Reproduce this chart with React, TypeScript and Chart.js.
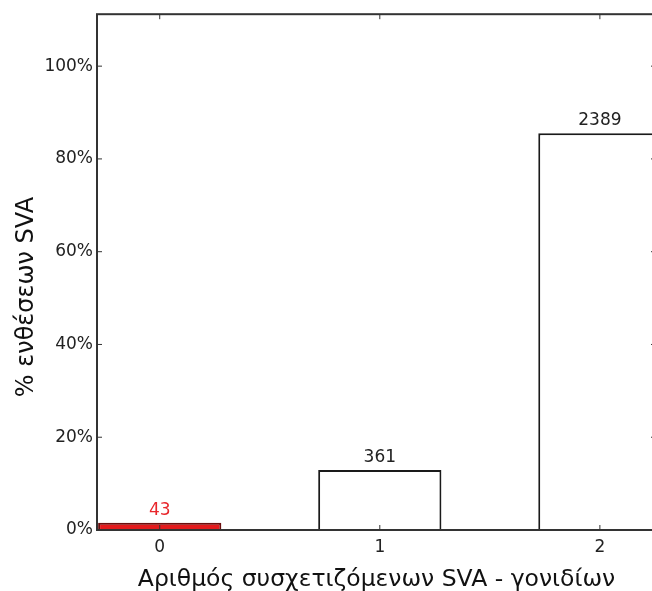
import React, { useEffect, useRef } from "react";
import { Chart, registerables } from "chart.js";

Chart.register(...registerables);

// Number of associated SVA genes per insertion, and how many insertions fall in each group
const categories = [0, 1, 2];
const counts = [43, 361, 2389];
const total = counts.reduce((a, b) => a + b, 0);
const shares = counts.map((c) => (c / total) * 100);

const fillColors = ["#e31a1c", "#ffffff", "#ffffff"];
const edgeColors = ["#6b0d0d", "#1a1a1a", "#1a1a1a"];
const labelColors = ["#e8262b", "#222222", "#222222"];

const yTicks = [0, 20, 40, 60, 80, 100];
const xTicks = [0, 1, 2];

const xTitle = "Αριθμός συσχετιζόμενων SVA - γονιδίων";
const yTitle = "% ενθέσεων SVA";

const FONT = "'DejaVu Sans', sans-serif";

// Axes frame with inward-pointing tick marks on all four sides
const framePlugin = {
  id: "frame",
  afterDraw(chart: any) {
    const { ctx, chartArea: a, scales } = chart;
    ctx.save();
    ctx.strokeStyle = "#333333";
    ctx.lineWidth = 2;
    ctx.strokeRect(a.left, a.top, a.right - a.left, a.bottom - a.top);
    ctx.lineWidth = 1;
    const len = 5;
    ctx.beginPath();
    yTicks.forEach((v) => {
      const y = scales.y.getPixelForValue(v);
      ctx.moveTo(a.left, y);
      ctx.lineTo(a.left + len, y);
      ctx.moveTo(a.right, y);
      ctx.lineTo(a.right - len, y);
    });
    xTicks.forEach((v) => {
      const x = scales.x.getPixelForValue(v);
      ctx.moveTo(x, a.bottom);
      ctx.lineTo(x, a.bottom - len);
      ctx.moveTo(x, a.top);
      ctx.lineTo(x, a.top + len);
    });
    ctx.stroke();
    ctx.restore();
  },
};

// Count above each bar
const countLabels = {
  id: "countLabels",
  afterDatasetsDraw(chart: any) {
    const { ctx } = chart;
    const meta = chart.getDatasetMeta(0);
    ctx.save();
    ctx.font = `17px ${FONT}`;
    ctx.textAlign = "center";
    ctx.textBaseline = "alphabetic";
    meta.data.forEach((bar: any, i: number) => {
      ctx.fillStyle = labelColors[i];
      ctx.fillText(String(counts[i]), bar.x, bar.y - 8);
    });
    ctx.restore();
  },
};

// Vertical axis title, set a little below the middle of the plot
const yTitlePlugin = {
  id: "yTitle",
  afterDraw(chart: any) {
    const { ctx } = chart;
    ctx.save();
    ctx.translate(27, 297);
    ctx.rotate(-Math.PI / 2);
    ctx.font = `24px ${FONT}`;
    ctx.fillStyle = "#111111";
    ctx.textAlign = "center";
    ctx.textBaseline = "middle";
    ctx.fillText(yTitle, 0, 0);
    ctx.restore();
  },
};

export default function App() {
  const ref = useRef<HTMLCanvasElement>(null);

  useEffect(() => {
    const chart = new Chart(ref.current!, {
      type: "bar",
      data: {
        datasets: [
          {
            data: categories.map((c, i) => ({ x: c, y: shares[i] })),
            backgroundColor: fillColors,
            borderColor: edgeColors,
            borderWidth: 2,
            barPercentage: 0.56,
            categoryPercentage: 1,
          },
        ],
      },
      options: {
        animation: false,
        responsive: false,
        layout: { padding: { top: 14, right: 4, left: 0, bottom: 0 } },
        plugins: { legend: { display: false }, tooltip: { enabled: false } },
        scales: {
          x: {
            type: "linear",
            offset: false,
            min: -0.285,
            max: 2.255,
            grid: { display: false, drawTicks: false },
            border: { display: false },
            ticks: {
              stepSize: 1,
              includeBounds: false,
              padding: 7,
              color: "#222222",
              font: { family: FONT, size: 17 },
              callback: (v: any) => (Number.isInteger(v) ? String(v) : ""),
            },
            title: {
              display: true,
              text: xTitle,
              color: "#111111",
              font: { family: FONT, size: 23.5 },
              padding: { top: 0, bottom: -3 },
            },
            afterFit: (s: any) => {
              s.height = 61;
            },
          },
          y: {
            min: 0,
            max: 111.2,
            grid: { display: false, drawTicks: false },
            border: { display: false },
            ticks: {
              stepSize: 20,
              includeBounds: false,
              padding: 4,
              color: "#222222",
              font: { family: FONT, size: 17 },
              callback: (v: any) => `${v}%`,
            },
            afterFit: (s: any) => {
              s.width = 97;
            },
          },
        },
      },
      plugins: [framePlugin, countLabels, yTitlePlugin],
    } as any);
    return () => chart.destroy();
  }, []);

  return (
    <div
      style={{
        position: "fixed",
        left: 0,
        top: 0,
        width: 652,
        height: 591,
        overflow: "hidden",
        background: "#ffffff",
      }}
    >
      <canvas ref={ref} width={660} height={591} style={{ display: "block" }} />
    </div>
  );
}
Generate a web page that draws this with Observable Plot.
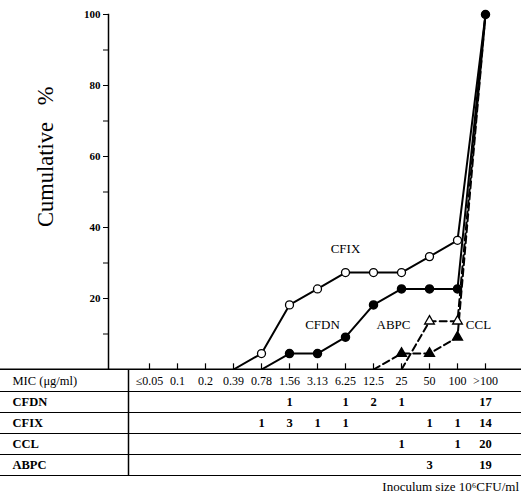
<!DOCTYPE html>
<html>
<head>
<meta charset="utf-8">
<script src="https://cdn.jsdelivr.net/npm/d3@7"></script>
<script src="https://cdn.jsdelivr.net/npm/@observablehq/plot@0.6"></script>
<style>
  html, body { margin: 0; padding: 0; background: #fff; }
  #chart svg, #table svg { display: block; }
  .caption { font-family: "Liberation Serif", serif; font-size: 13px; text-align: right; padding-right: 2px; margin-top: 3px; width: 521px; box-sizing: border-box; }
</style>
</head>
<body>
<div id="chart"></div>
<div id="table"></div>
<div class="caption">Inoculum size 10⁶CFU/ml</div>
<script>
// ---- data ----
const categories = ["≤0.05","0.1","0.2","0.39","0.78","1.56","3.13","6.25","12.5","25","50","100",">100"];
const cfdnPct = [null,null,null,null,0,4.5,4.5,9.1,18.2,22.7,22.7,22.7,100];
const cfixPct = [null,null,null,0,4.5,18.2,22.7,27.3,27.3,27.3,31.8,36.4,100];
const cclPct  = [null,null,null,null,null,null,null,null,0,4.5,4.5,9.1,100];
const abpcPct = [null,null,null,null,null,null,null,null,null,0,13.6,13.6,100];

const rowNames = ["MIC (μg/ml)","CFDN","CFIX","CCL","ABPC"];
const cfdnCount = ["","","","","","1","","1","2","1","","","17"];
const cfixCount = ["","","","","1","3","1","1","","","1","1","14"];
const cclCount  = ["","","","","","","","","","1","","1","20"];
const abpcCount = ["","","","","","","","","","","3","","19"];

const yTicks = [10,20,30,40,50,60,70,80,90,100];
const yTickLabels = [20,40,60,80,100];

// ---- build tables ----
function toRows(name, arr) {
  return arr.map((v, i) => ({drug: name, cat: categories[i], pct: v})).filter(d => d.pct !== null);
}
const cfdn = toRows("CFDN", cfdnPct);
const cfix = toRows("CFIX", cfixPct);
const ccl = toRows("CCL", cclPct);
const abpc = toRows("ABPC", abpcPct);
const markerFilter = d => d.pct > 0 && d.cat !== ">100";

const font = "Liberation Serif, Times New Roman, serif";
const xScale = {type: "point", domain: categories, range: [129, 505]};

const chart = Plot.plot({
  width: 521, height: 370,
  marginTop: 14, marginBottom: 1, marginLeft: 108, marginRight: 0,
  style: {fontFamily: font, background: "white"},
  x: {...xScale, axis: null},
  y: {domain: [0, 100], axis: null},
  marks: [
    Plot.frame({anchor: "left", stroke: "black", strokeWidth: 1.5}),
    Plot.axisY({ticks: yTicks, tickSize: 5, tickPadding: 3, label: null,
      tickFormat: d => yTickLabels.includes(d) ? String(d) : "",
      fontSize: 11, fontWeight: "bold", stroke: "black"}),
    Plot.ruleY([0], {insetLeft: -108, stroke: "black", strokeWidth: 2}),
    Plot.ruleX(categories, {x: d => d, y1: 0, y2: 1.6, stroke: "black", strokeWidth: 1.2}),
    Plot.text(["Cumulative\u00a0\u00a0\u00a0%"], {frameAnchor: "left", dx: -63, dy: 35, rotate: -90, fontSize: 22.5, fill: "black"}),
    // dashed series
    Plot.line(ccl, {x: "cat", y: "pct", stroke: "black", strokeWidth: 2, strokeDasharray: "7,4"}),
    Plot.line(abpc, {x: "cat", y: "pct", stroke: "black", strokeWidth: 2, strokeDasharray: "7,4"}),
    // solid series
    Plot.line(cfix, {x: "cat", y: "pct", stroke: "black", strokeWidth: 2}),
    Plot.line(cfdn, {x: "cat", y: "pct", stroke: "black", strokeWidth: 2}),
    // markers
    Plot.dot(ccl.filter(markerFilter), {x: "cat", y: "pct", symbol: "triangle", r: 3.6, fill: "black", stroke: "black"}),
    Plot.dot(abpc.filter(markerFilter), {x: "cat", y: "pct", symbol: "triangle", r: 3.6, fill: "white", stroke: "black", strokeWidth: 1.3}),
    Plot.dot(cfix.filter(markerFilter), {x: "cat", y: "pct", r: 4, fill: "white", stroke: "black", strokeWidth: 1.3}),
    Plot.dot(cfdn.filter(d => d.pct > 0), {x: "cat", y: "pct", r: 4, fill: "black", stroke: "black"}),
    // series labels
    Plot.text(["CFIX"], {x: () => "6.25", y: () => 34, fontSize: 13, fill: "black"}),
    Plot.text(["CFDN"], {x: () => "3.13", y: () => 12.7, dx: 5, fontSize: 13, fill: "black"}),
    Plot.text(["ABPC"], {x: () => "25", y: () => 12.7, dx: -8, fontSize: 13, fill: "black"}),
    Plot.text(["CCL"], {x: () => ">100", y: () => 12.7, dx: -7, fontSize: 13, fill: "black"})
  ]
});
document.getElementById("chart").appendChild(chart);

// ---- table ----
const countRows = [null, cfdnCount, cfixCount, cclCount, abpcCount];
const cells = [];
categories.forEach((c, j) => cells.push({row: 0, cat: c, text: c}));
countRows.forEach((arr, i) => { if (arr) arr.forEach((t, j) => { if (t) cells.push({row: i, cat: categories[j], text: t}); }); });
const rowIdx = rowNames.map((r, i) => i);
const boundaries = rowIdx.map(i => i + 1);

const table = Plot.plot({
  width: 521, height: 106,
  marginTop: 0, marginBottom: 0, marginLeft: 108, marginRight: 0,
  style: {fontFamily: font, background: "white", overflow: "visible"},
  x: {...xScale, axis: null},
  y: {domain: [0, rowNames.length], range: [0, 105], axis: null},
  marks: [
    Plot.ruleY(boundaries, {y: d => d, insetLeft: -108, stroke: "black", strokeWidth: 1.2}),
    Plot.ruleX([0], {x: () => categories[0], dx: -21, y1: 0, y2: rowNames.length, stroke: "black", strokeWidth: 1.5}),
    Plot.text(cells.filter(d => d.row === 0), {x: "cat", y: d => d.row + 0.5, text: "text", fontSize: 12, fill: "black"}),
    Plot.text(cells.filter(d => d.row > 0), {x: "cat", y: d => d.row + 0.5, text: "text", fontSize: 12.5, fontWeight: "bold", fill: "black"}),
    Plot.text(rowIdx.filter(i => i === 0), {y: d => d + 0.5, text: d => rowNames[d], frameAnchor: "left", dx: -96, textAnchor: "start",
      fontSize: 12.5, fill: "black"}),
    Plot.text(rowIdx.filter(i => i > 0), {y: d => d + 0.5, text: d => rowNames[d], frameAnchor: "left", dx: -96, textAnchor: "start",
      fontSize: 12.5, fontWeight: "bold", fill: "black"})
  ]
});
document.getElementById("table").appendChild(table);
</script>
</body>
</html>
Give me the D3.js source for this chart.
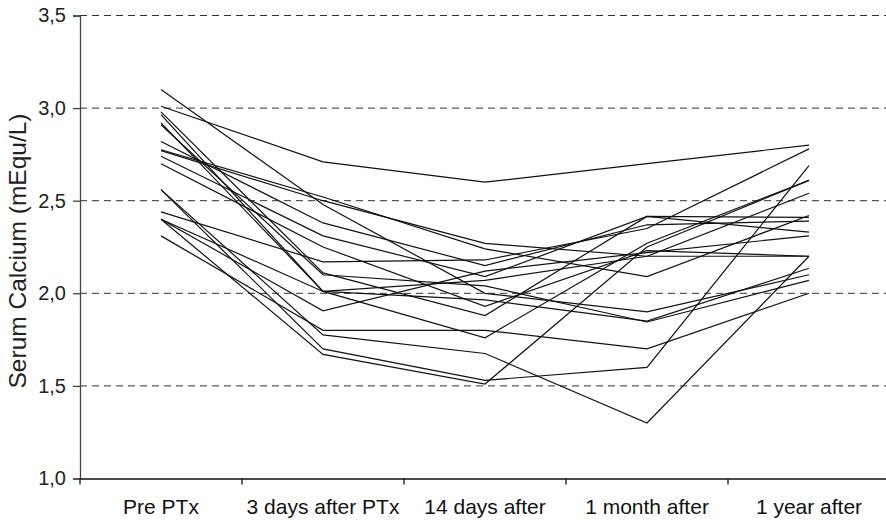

- - - - -

## The request
Pictures do not belong in the copy. Repeat only the lines from the top of the records through the line containing "Chart.register(...registerables);".

## Task output
Reproduce this chart with React, TypeScript and Chart.js.
import React, { useEffect, useRef } from "react";
import { Chart, registerables } from "chart.js";

Chart.register(...registerables);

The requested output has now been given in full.